The roles of depression and social relationships in the onset and course of loneliness amongst Nigerian elders

Int J Geriatr Psychiatry. 2021 Apr;36(4):547-557. doi: 10.1002/gps.5451. Epub 2020 Oct 31.

Abstract

Objectives: Few studies in Africa have investigated the risk profile and course of loneliness in old age. This study examined the risk factors for onset and chronicity, as well as the predictors of recovery from loneliness in a large representative sample of community dwelling older Africans.

Methods/design: A household multistage probability sample of Nigerians who were 65 years or older was drawn from a geographical area with approximately 25 million population.
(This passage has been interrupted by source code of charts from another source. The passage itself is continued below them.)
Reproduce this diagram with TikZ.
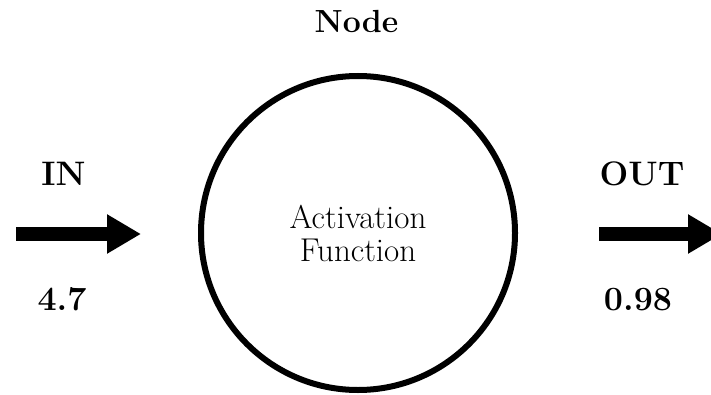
\documentclass[tikz,border=0pt]{standalone}
\usetikzlibrary{arrows.meta}
\begin{document}
\begin{tikzpicture}[x=1pt,y=1pt,
  lbl/.style={font=\fontsize{34}{38}\selectfont\bfseries, anchor=base, inner sep=0pt},
  bigarrow/.style={line width=14pt, -{Triangle[length=34pt,width=37pt]}},
  neuron/.style={circle, draw, line width=6pt, minimum size=314pt, inner sep=0pt,
    font=\fontsize{33}{37}\selectfont, align=center}]
\useasboundingbox (0,0) rectangle (711,394);
\clip (0,0) rectangle (711,394);
\node[neuron] (act) at (358,161) {Activation\\[-4pt]Function};
\node[lbl, font=\fontsize{32}{36}\selectfont\bfseries] (title) at (356.5,361) {Node};
\node[lbl] (in) at (63.5,208.5) {IN};
\node[lbl] (inval) at (62,84) {4.7};
\node[lbl] (out) at (642,208.5) {OUT};
\node[lbl] (outval) at (638,84) {0.98};
\coordinate (inS) at (16,160);
\coordinate (inE) at (141,160);
\coordinate (outS) at (599,160);
\coordinate (outE) at (722,160);
\draw[bigarrow] (inS) -- (inE);
\draw[bigarrow] (outS) -- (outE);
\end{tikzpicture}
\end{document}
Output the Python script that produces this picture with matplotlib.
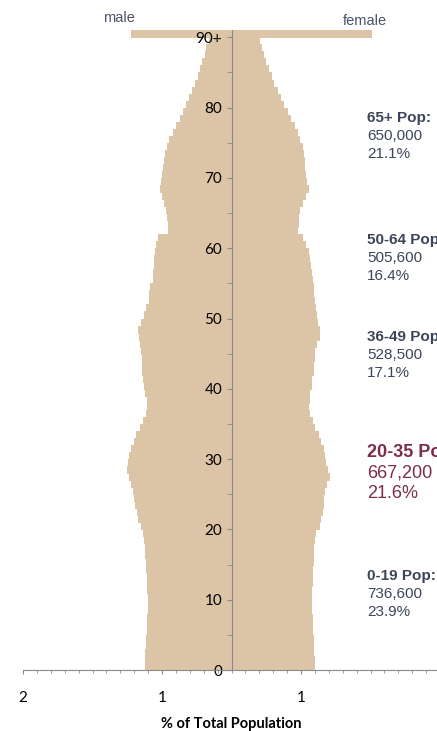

Loneliness was measured using the 3-item University of California (UCLA) scale in 2007 and annually in 2008 and 2009. Social engagement, social network, and depression were evaluated using the WHO Composite International Diagnostic Interview. Respondents were also administered the 30-item Geriatric Depression Scale. Multivariate logistic regression models were used to explore for risk factors. Estimates of adjusted hazard ratios (HR) for recovery were derived with the discrete time version of the Cox regression model for time invariant explanatory variables.

Results: Of 1704 respondents, 1525 were free of loneliness, using the UCLA scale, in 2007. A total of 209 (18.8%) persons developed new onset of loneliness in 2008 and 2009. Depression (O.R = 2.9, 95% C.I = 1.3-6.7), unmarried status (OR = 2.1, 95% C.I = 1.2-3.9) and social isolation (OR = 1.8, 95% CI = 1.0-3.2) independently predicted loneliness onset. Baseline demographic, health, social, and lifestyle factors were not associated with a chronic course of loneliness. The overall recovery rate estimated over two years was 89.5% (95% CI = 75.3-106.4). Being male (HR = 1.3, 95% C.I = 1.0-1.6), ≥80 years (HR = 1.4, 95% CI = 1.2-1.8) and having good social engagement at baseline (HR = 1.5, 95% C. = 1.1-2.0) independently predicted recovery from loneliness.

Conclusions: Over a 2-year period, nearly one in five community-dwelling Africans developed new onset loneliness in old age, with a similar proportion having a chronic course of the emotional experience. While depression and indices of social isolation at baseline were associated with onset, good social engagement predicted recovery from loneliness.

Keywords: loneliness; low- and middle-income countries; social relationships; social support.